= Divorce ring =

Jewellery symbolic of a divorce

A divorce ring is a ring that was bought, redesigned or repurposed after a divorce. The ring is regarded as a symbol of transition, independence, or representing a new phase in life. The divorce ring became a trend, receiving wide attention on social media and notable media outlets during the mid-2020s. News coverage has described the trend as an expression of personal growth, self gifting, while in others the trend is also known by the name of "Fuck you ring".

== Origins and terminology ==
Divorce ring is a new tern in the English language, gaining wide attention mainly through social media during the mid-2020s. The term describes rings worn mainly on the middle finger after the divorce, or redesigned wedding or engagement rings. According to news coverage this is a growing trend becoming part of popular culture, representing a social shift in attitude towards divorce and an individual expression of identity.

The media claims that the development of divorce rings is directly linked to social acceptance of divorce, openness to discuss and analyze the dissolution of relationships, as well as the individual will to for rituals connected to significant life transitions. In some cases the divorce ring is also known as "Fuck you ring". According to author Marcie Bianco: “It’s not an F-you to an ex-husband, necessarily, It’s an F-you to the expectations, to the norms, to this belief that a woman’s sole purpose is to be a man’s wife – not their own person.”

== Repurposing engagement and wedding rings ==
One of the most common forms of divorce rings is done by redesigning existing engagement or wedding rings, creating a new one. This is achieved by asking jewelers to change the original design, replace gemstones, change the setting, or creating a brand new ring. Other forms are buying a new ring. There is no specific design, but the rings do feature diamonds, colored gemstones, signet rings, or custom engravings. Even though there is no common convention on which finger to wear the divorce ring, it is commonly worn on the middle finger.

According to reports, most jewelers claim that the main demand is for redesigning services to the existing rings, preserving the materiel value while giving it a new personal meaning.

== Symbolism and personal meaning ==
The symbols associated to divorce ring are those of resilience, independence, renewal and personal transformation after the marriage ended. They coexist with the ring's representation of one's new relationship with themselves and the start of a new phase in life. While some say the ring commemorates survival after a difficult divorce, other say it represents personal achievement, emotional recovery or renewed autonomy. Some have said that divorce rings are the same as other milestone jewelry, like those celebrating career accomplishments or personal achievements. Psychologists suggest that wearing divorce rings reflects how symbolic rituals help people cope with major life changes.

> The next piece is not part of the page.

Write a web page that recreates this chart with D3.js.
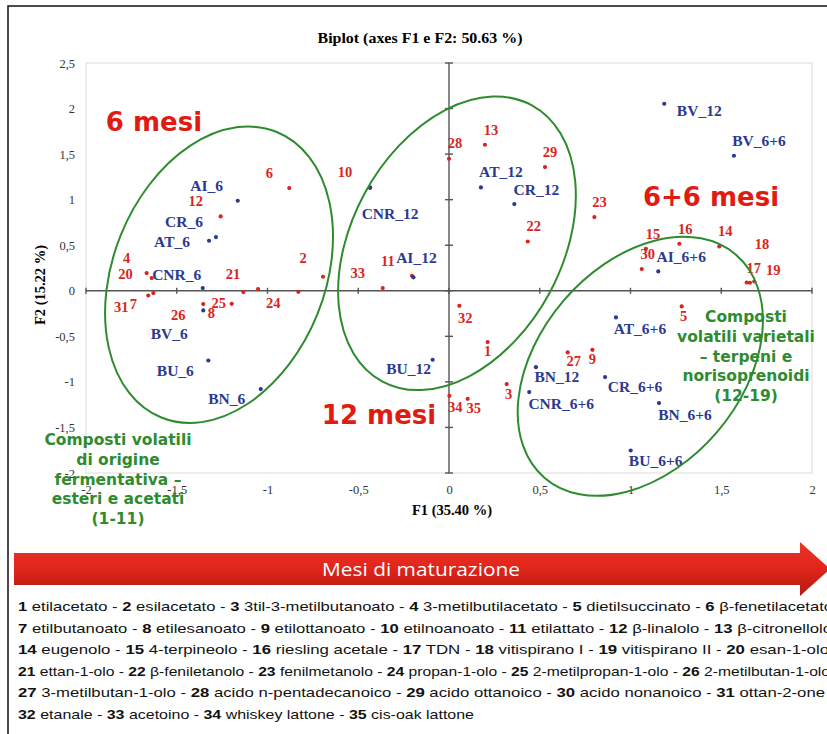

== Media attention and celebrity influence ==
Articles about divorce rings started popping up everywhere in the press by the mid-2020s. The Guardian, BBC, Vogue, even the Financial Times ran pieces on it, treating the trend as part cultural story, part business story. Stories about celebrities help push the idea into the mainstream too. Fashion outlets made much of Emily Ratajkowski having the diamonds from her engagement ring reset into two new pieces after her divorce, a moment that's often credited with fueling interest in redesigning old jewellery post split.

Coverage has mostly framed divorce rings as one piece of a bigger shift - how people think about divorce, self expression and what marriage and personal identity mean these days.

== Jewellery industry response ==
The jewellery industry caught on to the trend, providing more redesigning and bespoke services to divorced clients. According to designers and retailers there is a greater demand for rework on old engagement and wedding rings, creating something new rather than buying new rings. The industry has flagged divorce jewelry as growing niche, sitting alongside other milestones and self gifted pieces. Marketing has leaned into themes of reinvention and empowerment, celebrating a life transition rather than a traditional relationship milestone. Some jewelers have taken another step launching dedicated collection or services built specifically around redesigning wedding jewellery after divorce.

== Criticism and debate over commercialization ==
The rise of divorce rings has sparked a debate about turning personal experience into a product. Supporters counter that redesigning or buying a divorce ring is a meaningful way to mark an ending and a fresh start, letting people reclaim objects once tied to a former marriage. Critics claim that marketing divorce jewellery just turns something emotionally messy into a sales opportunity. Others point to the fact that plenty of divorced people skip the jewellery altogether, a reminder that divorce rings are a personal choice not an established custom.